**Data entries**:
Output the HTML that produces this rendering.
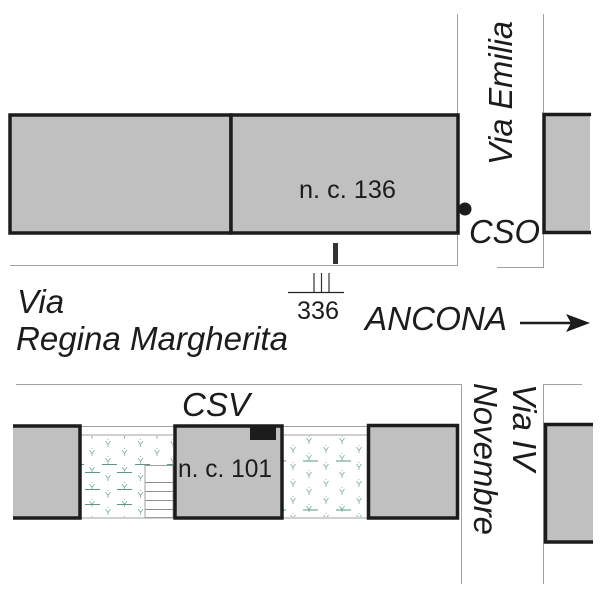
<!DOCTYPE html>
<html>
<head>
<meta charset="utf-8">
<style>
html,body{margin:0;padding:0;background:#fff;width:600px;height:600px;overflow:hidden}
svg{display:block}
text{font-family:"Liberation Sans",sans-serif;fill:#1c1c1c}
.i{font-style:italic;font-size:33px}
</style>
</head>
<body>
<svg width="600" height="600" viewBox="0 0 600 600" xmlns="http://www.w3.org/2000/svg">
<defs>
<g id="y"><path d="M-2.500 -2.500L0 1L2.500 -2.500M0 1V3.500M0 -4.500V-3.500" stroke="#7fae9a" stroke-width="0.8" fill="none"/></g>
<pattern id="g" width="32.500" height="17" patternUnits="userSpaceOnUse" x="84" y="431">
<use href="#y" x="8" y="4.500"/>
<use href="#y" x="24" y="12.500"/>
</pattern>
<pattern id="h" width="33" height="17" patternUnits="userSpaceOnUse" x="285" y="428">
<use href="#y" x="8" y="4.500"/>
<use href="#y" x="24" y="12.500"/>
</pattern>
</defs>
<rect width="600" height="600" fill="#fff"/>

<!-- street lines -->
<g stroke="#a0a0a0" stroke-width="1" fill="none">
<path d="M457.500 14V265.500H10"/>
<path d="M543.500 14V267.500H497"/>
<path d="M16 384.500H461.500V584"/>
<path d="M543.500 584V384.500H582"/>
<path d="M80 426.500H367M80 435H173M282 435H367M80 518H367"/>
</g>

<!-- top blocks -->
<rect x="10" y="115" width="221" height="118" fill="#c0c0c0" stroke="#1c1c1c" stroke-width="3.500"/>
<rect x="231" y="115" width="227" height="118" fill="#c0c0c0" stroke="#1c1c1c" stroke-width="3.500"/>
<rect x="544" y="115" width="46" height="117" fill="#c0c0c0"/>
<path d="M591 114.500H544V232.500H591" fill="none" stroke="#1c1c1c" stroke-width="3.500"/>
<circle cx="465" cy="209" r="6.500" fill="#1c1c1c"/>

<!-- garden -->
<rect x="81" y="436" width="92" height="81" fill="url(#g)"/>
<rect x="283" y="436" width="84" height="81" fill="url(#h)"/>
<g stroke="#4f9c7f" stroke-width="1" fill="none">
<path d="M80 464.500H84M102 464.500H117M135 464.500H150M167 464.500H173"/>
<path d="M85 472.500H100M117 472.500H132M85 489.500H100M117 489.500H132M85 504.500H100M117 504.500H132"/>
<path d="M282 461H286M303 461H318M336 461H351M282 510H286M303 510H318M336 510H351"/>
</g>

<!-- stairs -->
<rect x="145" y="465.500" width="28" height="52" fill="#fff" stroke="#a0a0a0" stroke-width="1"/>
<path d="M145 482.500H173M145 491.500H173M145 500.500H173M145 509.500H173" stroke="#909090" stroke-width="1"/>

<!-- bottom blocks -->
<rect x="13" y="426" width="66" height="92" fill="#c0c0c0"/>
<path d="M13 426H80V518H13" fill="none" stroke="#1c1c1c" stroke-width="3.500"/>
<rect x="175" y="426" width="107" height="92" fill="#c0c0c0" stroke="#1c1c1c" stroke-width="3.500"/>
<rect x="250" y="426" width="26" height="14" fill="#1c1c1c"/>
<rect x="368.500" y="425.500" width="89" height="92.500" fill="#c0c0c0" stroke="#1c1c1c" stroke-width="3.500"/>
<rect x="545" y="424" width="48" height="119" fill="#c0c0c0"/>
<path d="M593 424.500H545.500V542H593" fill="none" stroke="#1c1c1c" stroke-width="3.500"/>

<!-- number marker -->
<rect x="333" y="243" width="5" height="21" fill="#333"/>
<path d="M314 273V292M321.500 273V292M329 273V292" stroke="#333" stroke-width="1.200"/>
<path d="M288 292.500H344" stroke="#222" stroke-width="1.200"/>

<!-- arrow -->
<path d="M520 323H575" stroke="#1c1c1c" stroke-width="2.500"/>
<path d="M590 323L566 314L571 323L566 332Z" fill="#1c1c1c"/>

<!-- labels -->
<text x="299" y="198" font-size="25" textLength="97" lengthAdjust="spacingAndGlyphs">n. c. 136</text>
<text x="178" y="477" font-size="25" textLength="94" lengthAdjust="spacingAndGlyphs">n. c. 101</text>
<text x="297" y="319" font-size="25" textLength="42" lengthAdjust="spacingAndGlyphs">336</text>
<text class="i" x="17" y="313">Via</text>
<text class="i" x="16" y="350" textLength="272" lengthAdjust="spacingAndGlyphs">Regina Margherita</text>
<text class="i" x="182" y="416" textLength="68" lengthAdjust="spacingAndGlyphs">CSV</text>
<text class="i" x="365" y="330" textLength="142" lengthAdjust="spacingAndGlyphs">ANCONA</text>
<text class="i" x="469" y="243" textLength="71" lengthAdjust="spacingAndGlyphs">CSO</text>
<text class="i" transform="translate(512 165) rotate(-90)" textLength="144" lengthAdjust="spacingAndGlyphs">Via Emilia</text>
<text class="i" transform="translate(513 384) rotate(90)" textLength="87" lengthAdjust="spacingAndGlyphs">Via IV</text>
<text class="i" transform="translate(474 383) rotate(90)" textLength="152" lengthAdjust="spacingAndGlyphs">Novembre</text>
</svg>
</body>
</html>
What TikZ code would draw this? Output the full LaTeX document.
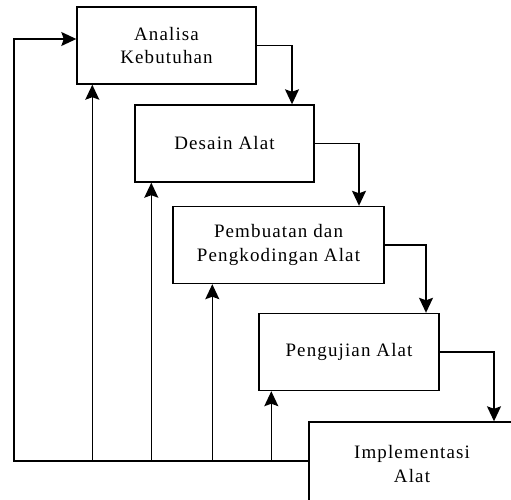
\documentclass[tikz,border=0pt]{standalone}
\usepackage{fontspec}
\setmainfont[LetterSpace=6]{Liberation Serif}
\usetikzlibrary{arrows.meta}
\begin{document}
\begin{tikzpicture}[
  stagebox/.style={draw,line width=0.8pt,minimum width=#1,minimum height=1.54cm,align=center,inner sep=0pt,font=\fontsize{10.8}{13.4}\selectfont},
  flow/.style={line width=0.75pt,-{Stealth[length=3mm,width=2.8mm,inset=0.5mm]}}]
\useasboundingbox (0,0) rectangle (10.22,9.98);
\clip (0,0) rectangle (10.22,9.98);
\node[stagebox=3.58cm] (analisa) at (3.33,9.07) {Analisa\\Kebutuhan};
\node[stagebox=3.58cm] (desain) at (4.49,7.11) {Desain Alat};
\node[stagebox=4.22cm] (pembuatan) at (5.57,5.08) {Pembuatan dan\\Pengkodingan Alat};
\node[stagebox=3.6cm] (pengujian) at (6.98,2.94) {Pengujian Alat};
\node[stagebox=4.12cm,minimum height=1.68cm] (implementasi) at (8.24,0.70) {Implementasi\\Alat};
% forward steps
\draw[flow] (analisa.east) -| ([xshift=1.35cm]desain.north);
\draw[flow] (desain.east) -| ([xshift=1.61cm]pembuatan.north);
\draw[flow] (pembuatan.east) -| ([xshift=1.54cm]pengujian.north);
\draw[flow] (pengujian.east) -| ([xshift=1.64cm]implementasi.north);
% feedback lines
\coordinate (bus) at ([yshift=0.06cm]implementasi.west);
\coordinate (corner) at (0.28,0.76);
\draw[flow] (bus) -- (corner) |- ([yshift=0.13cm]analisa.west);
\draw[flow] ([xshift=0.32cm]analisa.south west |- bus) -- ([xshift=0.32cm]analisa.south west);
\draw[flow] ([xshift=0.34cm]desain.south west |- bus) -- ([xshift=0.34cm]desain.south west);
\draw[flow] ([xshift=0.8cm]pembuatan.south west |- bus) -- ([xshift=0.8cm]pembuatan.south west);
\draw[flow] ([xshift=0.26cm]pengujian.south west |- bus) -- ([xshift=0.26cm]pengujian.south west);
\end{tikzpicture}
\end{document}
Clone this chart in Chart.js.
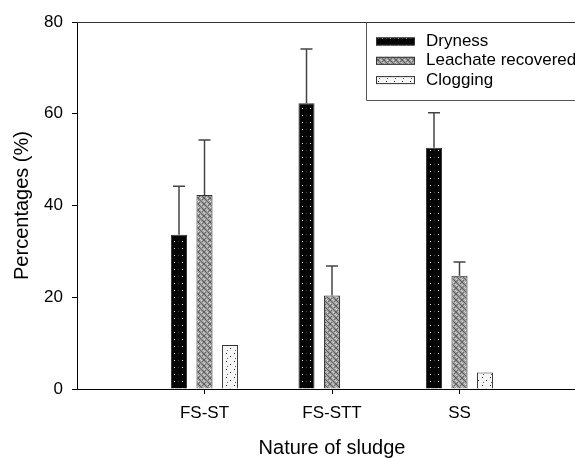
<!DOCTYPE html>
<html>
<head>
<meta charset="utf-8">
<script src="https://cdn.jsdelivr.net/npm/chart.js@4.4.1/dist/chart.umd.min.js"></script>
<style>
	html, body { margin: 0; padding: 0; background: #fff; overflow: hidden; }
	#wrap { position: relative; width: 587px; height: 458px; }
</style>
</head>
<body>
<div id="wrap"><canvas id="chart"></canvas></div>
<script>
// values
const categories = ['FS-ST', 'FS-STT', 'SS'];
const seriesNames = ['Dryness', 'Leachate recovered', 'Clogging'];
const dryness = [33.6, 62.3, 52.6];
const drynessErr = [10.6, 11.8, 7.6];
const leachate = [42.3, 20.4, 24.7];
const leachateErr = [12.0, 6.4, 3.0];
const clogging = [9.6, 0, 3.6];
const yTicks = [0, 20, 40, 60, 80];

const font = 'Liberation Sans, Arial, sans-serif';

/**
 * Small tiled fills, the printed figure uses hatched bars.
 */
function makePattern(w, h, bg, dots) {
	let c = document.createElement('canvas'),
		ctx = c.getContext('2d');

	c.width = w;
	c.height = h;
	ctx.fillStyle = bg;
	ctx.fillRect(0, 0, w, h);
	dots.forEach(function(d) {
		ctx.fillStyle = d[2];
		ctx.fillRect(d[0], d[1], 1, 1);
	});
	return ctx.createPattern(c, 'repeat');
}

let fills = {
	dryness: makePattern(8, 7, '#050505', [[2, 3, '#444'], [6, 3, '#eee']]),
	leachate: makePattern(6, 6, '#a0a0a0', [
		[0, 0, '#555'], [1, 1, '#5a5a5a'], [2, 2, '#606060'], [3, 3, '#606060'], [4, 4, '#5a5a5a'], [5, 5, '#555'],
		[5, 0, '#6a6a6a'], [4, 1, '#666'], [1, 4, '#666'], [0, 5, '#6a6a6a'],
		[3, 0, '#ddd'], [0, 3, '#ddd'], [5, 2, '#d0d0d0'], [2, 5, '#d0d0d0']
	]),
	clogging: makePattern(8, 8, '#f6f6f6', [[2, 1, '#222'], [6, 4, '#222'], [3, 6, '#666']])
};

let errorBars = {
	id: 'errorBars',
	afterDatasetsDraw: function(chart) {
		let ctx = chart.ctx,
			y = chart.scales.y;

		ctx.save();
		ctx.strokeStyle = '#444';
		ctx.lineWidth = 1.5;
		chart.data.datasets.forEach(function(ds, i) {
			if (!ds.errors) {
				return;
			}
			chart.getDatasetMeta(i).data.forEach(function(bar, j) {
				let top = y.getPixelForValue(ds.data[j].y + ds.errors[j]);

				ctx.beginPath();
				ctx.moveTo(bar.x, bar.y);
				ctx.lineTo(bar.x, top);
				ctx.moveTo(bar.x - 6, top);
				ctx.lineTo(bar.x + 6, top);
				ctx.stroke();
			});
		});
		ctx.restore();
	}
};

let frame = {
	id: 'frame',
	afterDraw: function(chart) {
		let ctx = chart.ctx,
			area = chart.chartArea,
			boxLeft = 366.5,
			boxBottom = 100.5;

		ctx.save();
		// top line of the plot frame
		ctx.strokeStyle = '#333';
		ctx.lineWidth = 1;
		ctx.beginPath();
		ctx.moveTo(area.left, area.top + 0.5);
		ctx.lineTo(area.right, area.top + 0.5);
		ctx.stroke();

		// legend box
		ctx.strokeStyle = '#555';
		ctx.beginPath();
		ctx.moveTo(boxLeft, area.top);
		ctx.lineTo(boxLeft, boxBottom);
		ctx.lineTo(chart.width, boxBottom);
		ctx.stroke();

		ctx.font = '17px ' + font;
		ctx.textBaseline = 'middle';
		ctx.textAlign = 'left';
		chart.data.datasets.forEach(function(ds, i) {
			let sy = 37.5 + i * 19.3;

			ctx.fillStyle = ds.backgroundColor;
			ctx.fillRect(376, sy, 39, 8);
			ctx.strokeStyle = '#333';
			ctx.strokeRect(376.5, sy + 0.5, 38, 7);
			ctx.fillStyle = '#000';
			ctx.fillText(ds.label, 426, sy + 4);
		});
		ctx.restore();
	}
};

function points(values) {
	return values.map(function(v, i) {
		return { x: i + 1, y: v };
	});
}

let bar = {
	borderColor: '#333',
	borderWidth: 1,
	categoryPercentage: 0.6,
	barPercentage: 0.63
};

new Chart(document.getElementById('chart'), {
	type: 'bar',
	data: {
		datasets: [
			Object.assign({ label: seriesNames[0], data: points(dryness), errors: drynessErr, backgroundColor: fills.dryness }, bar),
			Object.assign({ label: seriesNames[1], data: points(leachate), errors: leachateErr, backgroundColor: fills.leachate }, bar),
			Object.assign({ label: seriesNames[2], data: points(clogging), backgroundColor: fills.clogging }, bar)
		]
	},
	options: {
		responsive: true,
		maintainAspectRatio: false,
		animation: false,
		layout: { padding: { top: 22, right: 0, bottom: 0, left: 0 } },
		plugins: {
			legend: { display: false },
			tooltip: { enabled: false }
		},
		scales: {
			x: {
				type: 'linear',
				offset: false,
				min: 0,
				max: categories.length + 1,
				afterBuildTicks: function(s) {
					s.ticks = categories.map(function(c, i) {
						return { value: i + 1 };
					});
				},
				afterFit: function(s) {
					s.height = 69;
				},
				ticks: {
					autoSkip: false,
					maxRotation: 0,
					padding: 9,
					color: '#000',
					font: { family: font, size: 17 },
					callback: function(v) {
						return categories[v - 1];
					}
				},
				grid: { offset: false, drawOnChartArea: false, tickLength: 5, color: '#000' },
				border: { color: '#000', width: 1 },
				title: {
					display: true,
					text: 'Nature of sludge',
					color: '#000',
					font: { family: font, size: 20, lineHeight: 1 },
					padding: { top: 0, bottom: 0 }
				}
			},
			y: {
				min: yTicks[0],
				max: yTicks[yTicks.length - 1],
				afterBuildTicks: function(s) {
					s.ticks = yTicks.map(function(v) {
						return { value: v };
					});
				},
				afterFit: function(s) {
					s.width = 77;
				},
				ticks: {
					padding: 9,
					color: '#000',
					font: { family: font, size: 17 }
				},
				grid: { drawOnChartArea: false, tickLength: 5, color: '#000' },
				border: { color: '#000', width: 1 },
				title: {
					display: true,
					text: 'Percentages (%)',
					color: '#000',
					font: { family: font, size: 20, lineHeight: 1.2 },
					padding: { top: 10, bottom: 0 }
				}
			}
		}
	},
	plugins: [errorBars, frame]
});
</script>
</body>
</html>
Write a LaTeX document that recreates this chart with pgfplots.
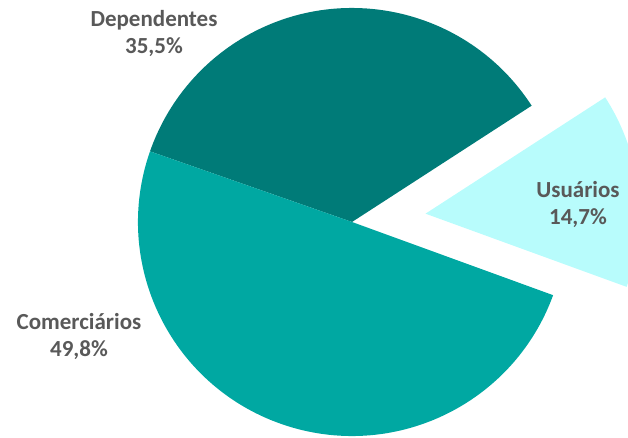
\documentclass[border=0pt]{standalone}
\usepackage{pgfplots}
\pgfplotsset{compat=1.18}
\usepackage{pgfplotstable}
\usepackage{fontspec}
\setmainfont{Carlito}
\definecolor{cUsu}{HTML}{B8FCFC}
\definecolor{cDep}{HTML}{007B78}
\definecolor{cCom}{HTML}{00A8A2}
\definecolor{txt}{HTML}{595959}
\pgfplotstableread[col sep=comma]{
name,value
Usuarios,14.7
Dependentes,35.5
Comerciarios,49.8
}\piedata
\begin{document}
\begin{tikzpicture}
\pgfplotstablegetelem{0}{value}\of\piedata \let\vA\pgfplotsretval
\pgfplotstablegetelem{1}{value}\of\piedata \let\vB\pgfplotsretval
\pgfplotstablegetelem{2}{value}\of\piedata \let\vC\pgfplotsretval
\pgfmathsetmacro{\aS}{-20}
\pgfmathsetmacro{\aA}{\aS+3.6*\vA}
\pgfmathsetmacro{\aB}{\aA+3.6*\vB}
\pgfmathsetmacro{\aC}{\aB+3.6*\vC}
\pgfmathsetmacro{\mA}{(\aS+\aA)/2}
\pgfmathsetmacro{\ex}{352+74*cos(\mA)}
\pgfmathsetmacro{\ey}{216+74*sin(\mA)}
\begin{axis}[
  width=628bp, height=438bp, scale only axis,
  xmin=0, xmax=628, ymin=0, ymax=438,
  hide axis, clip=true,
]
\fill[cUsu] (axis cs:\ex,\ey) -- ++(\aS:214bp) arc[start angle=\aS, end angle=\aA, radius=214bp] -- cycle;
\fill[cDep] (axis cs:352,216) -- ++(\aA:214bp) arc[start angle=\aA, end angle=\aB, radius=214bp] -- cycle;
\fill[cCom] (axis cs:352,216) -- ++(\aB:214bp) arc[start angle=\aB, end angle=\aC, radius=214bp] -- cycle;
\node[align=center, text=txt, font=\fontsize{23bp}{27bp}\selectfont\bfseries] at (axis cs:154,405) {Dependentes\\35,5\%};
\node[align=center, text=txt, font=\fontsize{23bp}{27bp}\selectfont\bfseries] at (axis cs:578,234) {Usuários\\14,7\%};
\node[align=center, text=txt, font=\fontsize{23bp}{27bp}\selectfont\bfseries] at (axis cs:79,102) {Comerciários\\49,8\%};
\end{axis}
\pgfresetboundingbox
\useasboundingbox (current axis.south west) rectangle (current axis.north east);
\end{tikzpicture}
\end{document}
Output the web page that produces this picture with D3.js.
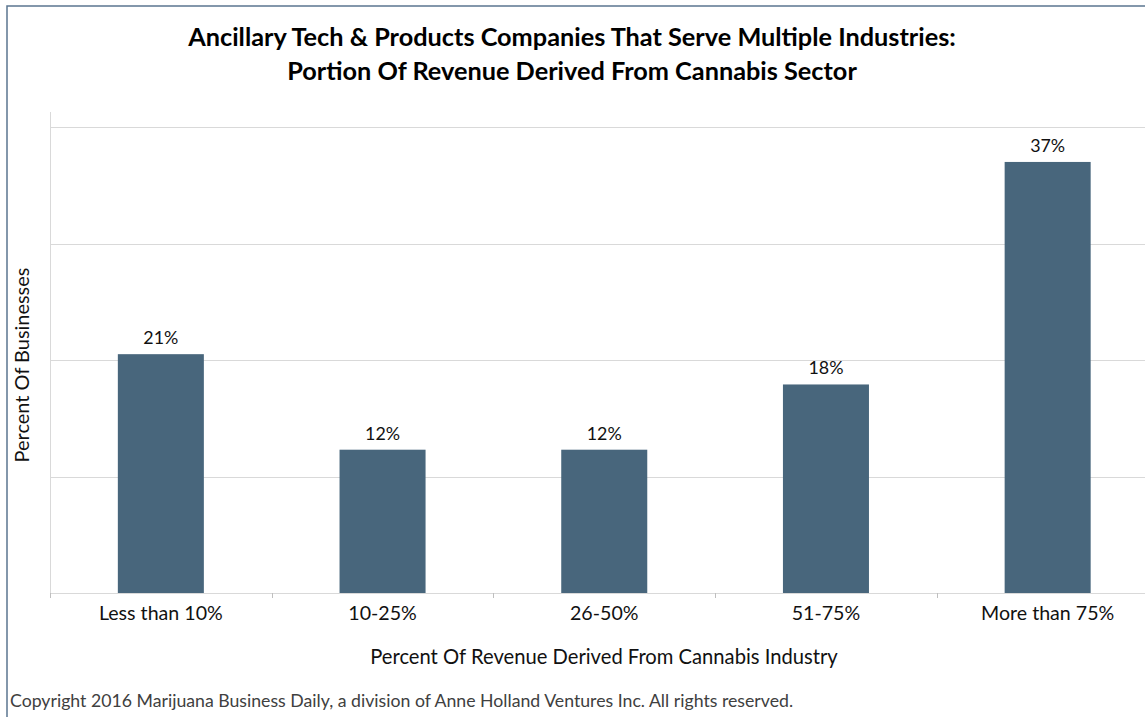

**Do this**: Select every line in the material above where the string "produces" occurs, and copy it.

**Exercise answer**:
Output the HTML that produces this rendering.
Output the web page that produces this picture with D3.js.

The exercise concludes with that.